Gripped with the realization of Christ’s love for him, a sinner, he decided to devote his life to announce the same message to others. Ordained first as a deacon and later as a priest, he gripped people with his enthusiastic, descriptive sermons.
In 1977, the assassination of Anglican Archbishop Luwum shocked the world. Since his military coup in 1971, the Ugandan dictator Idi Amin had been sowing terror around the country. Being a Muslim, he allowed three forms of Christianity in his country (Roman Catholic, Orthodox, and Anglican) only as long as he could keep them under his control. Dissenting voices were quickly and often violently silenced.
Luwum had been one of the dissenters, who spoke out against Amin’s abuses. He was arrested several times. The day after the last of these arrests, Radio Uganda announced that Luwum and two other men who had come under Amin’s suspicions had died in a car crash. But the news on TV showed one wrecked car and the newspaper another. No one was allowed to examine the bodies. Only much later, it was found that Luwum’s body was full of bullets. When questioned, Amin said he had nothing to do with the murder and any contrasting evidence was a result of a conspiracy against him.
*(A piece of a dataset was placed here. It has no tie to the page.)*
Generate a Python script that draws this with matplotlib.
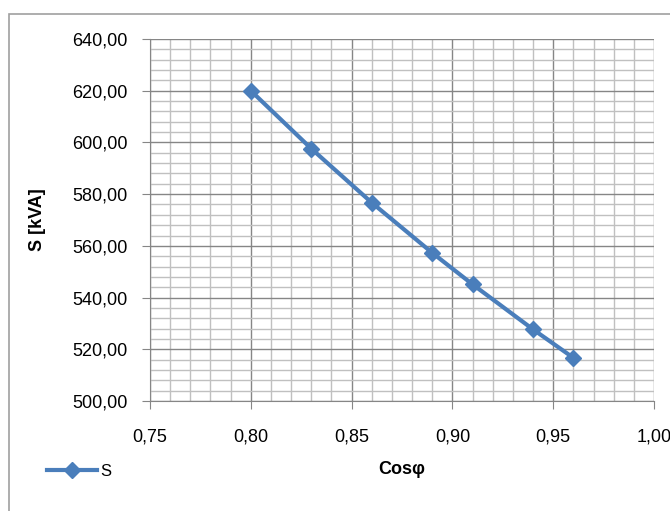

In spite of the government’s threats, 45,000 Ugandans attended Luwum’s funeral. Soon after that, other churches around the world held memorial services, including Westminster Abbey in London. But Ugandan Christians knew that a new wave of persecution was on the horizon. Some wondered if fleeing the country was an option.
One of these Christians was the Anglican bishop Festo Kivengere. He had been one of the last people to see Luwum alive. At first, he and his wife Mera didn’t want to leave home. They loved their country and church. But Kivengere had been very open in his disagreements with Amin and he had been informed he would be one of his next victims. He and Mera drove by night as far as their car could take them, then walked to Rwanda.
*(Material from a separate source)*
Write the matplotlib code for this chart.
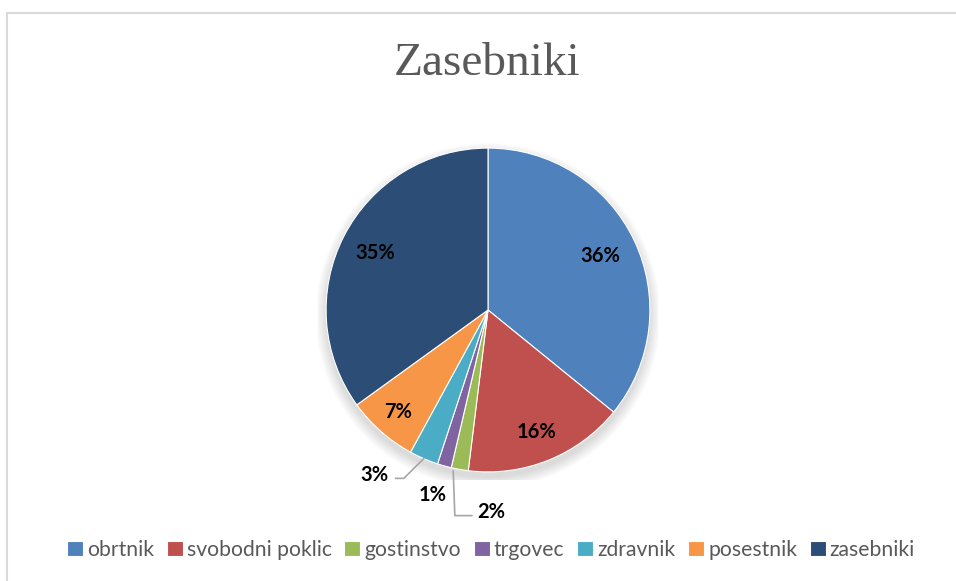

Later, he heard of the suffering of Christians who had stayed in Uganda: many martyrs, broken homes, and looted houses. But he also heard of touching stories of forgiveness and prayers for the murderers.
I Love Idi Amin
Soon after his flight, Kivengere was invited to speak in different churches. Although he kept preaching forgiveness, he had not yet let go of the bitterness and resentment he harbored in his heart. “I had to face my own attitude towards Amin and his agents,” he wrote. “The Holy Spirit showed me that I was getting hard in my spirit, and that my hardness and bitterness towards those who were persecuting us could only bring spiritual loss. This would take away my ability to communicate the love of God, which is the essence of my ministry and testimony.”[1]
It was a Good Friday sermon at All Souls Church in London on Christ’s words, “Father, forgive them, for they do not know what they are doing” (Luke 23:34) that impressed on him the extent of Christ’s forgiveness and of his own duty to repent.
“Although I frequently had to repent and pray again for forgiveness,” he wrote, “I rose that day with a liberated heart and have been able to share Calvary love in freedom. Yes, I have forgiven [Idi Amin], and am still praying for him to escape the terrible spiritual prison he is in.”[2]
Soon after that, with the help of retired missionary Dorothy Smoker, he wrote a book with a shocking title: I Love Idi Amin. Its purpose, he said, was to “share what God has done for ordinary Christians in an ordinary church in the middle of storms and stresses – because Christ does shine brighter when all around is darker.”[3]
“We love president Idi Amin,” he wrote. “We owe him the debt of love, for he is one of those for whom Christ shed His precious blood. As long as he is still alive, he is still redeemable. Pray for him, that in the end he may see a new way of life, rather than a way of death.”[4]